## Task instructions
Leave the pictures out. Retype exactly the lines below from the one containing "Clone this chart in seaborn and matplotlib." through the one containing "from matplotlib.colors import", and no others.

==== Material to process

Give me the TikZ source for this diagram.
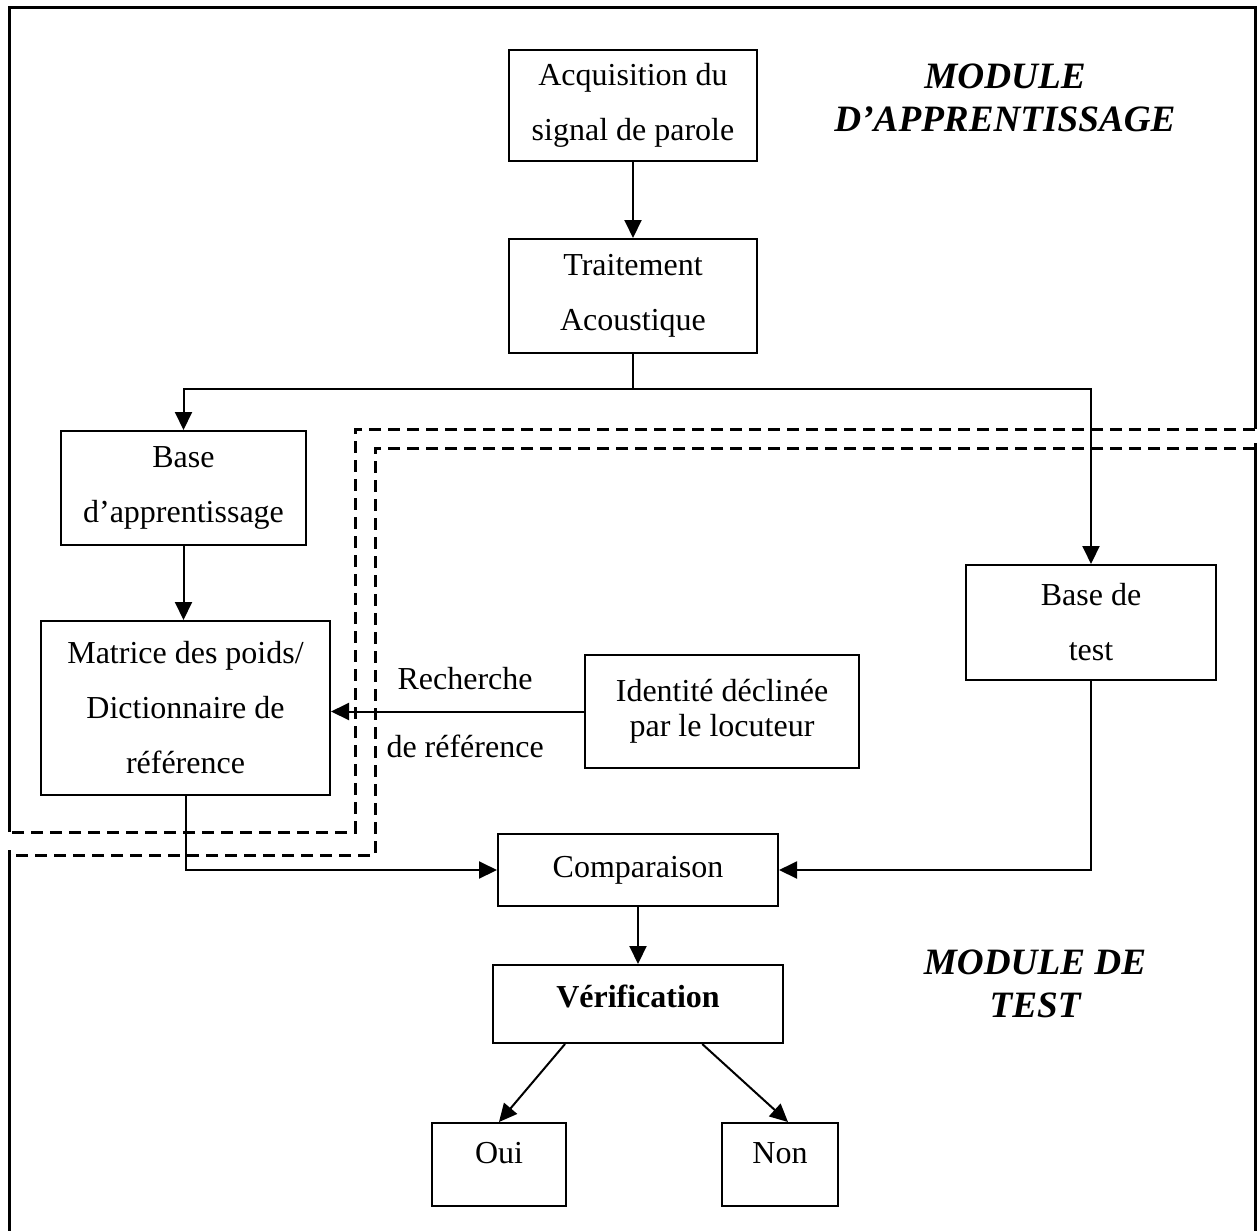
\documentclass[tikz,border=0pt]{standalone}
\usepackage{fontspec}
\setmainfont{Liberation Serif}
\usetikzlibrary{arrows.meta}
\usetikzlibrary{calc}

\begin{document}
\begin{tikzpicture}[x=0.5pt,y=-0.5pt,
    box/.style={draw, line width=1pt, align=center, inner sep=0pt, font=\fontsize{16}{27.5}\selectfont},
    note/.style={font=\fontsize{16}{27.5}\selectfont},
    link/.style={line width=1pt, -{Triangle[length=9pt,width=8.5pt]}},
    wire/.style={line width=1pt},
    frame/.style={line width=1.5pt},
    border/.style={line width=1.5pt, dash pattern=on 6pt off 3.5pt},
    title/.style={align=center, font=\fontsize{18.6}{21.5}\selectfont\bfseries\itshape}]

    \useasboundingbox (0,0) rectangle (1257,1231);

    % learning module frame
    \draw[frame] (9,832) -- (9,7) -- (1255,7) -- (1255,429);
    \draw[border] (1255,429) -- (355,429) -- (355,832) -- (9,832);

    % test module frame
    \draw[frame] (9,850) -- (9,1231);
    \draw[frame] (1255,443) -- (1255,1231);
    \draw[border] (1255,448) -- (375,448) -- (375,855) -- (9,855);

    % titles
    \node[title] (learn) at (1005,98) {MODULE\\D’APPRENTISSAGE};
    \node[title] (testmod) at (1035,984) {MODULE DE\\TEST};

    % boxes
    \node[box, minimum width=124pt, minimum height=55.5pt] (acq) at (633,105.5) {Acquisition du\\signal de parole};
    \node[box, minimum width=124pt, minimum height=57pt] (trait) at (633,296) {Traitement\\Acoustique};
    \node[box, minimum width=122.5pt, minimum height=57pt] (baseapp) at (183.5,488) {Base\\d’apprentissage};
    \node[box, minimum width=144.5pt, minimum height=87pt] (matrice) at (185.5,708) {Matrice des poids/\\Dictionnaire de\\référence};
    \node[box, minimum width=137pt, minimum height=56.5pt, font=\fontsize{16}{17.5}\selectfont] (ident) at (722,711.5) {Identité déclinée\\par le locuteur};
    \node[box, minimum width=125pt, minimum height=57.5pt] (basetest) at (1091,622.5) {Base de\\test};
    \node[box, minimum width=140pt, minimum height=36pt] (comp) at (638,870) {Comparaison};
    \node[box, minimum width=145pt, minimum height=39pt, text height=11pt, text depth=7.4pt, font=\fontsize{16}{27.5}\selectfont\bfseries] (verif) at (638,1004) {Vérification};
    \node[box, minimum width=67pt, minimum height=41.5pt, text height=11pt, text depth=12.4pt] (oui) at (499,1164.5) {Oui};
    \node[box, minimum width=58pt, minimum height=41.5pt, text height=11pt, text depth=12.4pt] (non) at (780,1164.5) {Non};

    % connectors
    \coordinate (split) at (633,389);
    \draw[link] (acq) -- (trait);
    \draw[wire] (trait.south) -- (split);
    \draw[link] (split) -| (baseapp.north);
    \draw[link] (split) -| (basetest.north);
    \draw[link] (baseapp.south) -- (baseapp.south |- matrice.north);
    \draw[link] (ident.west) -- (ident.west -| matrice.east)
        node[note, pos=0.47, above=7pt] (rech) {Recherche}
        node[note, pos=0.47, below=8pt] (ref) {de référence};
    \draw[link] (matrice.south) |- (comp.west);
    \draw[link] (basetest.south) |- (comp.east);
    \draw[link] (comp) -- (verif);
    \draw[link] ($(verif.south west)!0.25!(verif.south east)$) -- (oui.north);
    \draw[link] ($(verif.south west)!0.72!(verif.south east)$) -- ($(non.north)+(8,0)$);

\end{tikzpicture}
\end{document}
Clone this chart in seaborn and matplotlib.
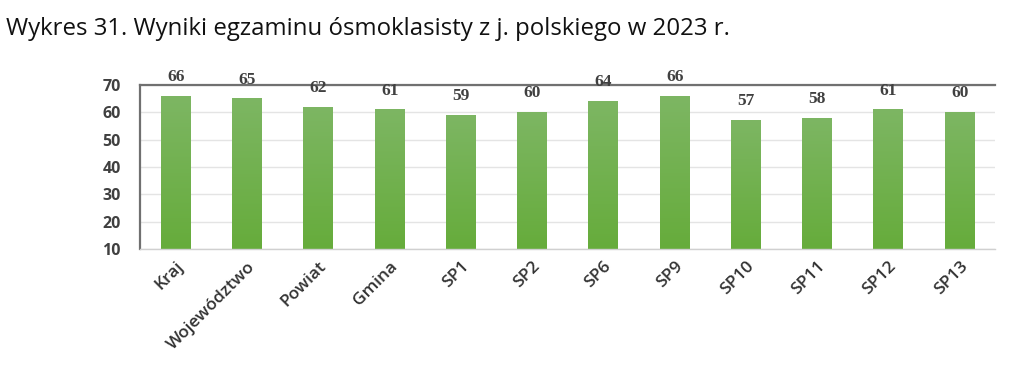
import numpy as np
import pandas as pd
import matplotlib
matplotlib.use("Agg")
import matplotlib.pyplot as plt
import seaborn as sns
from matplotlib.colors import LinearSegmentedColormap

categories = ["Kraj", "Województwo", "Powiat", "Gmina", "SP1", "SP2", "SP6", "SP9", "SP10", "SP11", "SP12", "SP13"]
values = [66, 65, 62, 61, 59, 60, 64, 66, 57, 58, 61, 60]
yticks = [10, 20, 30, 40, 50, 60, 70]
title = "Wykres 31. Wyniki egzaminu ósmoklasisty z j. polskiego w 2023 r."

sns.set_style("white")
plt.rcParams['font.family'] = ['Open Sans', 'DejaVu Sans']

df = pd.DataFrame({"cat": categories, "val": values})

fig = plt.figure(figsize=(10.24, 3.67), dpi=100)
ax = fig.add_axes([0.137, 0.322, 0.835, 0.446])

sns.barplot(data=df, x="cat", y="val", ax=ax, color="#70AD47", width=0.42, saturation=1)

ymin, ymax = 10, 70
ax.set_ylim(ymin, ymax)
ax.set_xlim(-0.5, len(categories) - 0.5)
ax.set_yticks(yticks)
ax.set_yticklabels([str(t) for t in yticks], fontsize=11.5, fontweight='bold', color='#404040')
ax.set_xlabel("")
ax.set_ylabel("")
ax.yaxis.grid(True, color='#E4E4E4', linewidth=1)
ax.set_axisbelow(True)
ax.tick_params(axis='y', length=0, pad=14)
ax.tick_params(axis='x', length=0, pad=7)
plt.setp(ax.get_xticklabels(), rotation=45, ha='right', rotation_mode='anchor', fontsize=12.5,
         color='#333333', fontweight='semibold')

for s in ['left', 'top']:
    ax.spines[s].set_color('#707070')
    ax.spines[s].set_linewidth(1.6)
ax.spines['right'].set_visible(False)
ax.spines['bottom'].set_color('#D0D0D0')
ax.spines['bottom'].set_linewidth(1)

# gradient fill per bar (limited to the visible axis range)
cmap = LinearSegmentedColormap.from_list("g", ["#66AC3B", "#7DB663"])
grad = np.linspace(0, 1, 256).reshape(-1, 1)
for p in list(ax.patches):
    x0, y0 = p.get_x(), p.get_y()
    w, h = p.get_width(), p.get_height()
    y1 = y0 + h
    yb = max(y0, ymin)
    p.set_visible(False)
    ax.imshow(grad, extent=[x0, x0 + w, yb, y1], origin='lower', aspect='auto',
              cmap=cmap, zorder=2)
ax.set_xlim(-0.5, len(categories) - 0.5)
ax.set_ylim(ymin, ymax)

for i, v in enumerate(values):
    ax.annotate(str(v), (i, v), xytext=(0, 8), textcoords='offset points', ha='center', va='bottom',
                fontsize=12.5, color='#404040', family=['Liberation Serif'], fontweight='bold',
                annotation_clip=False)

fig.text(0.006, 0.905, title, fontsize=17.3, color='#111111', ha='left', va='baseline')

fig.savefig("out.png", dpi=100)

========

## Worked solution
Clone this chart in seaborn and matplotlib.
import numpy as np
import pandas as pd
import matplotlib
matplotlib.use("Agg")
import matplotlib.pyplot as plt
import seaborn as sns
from matplotlib.colors import LinearSegmentedColormap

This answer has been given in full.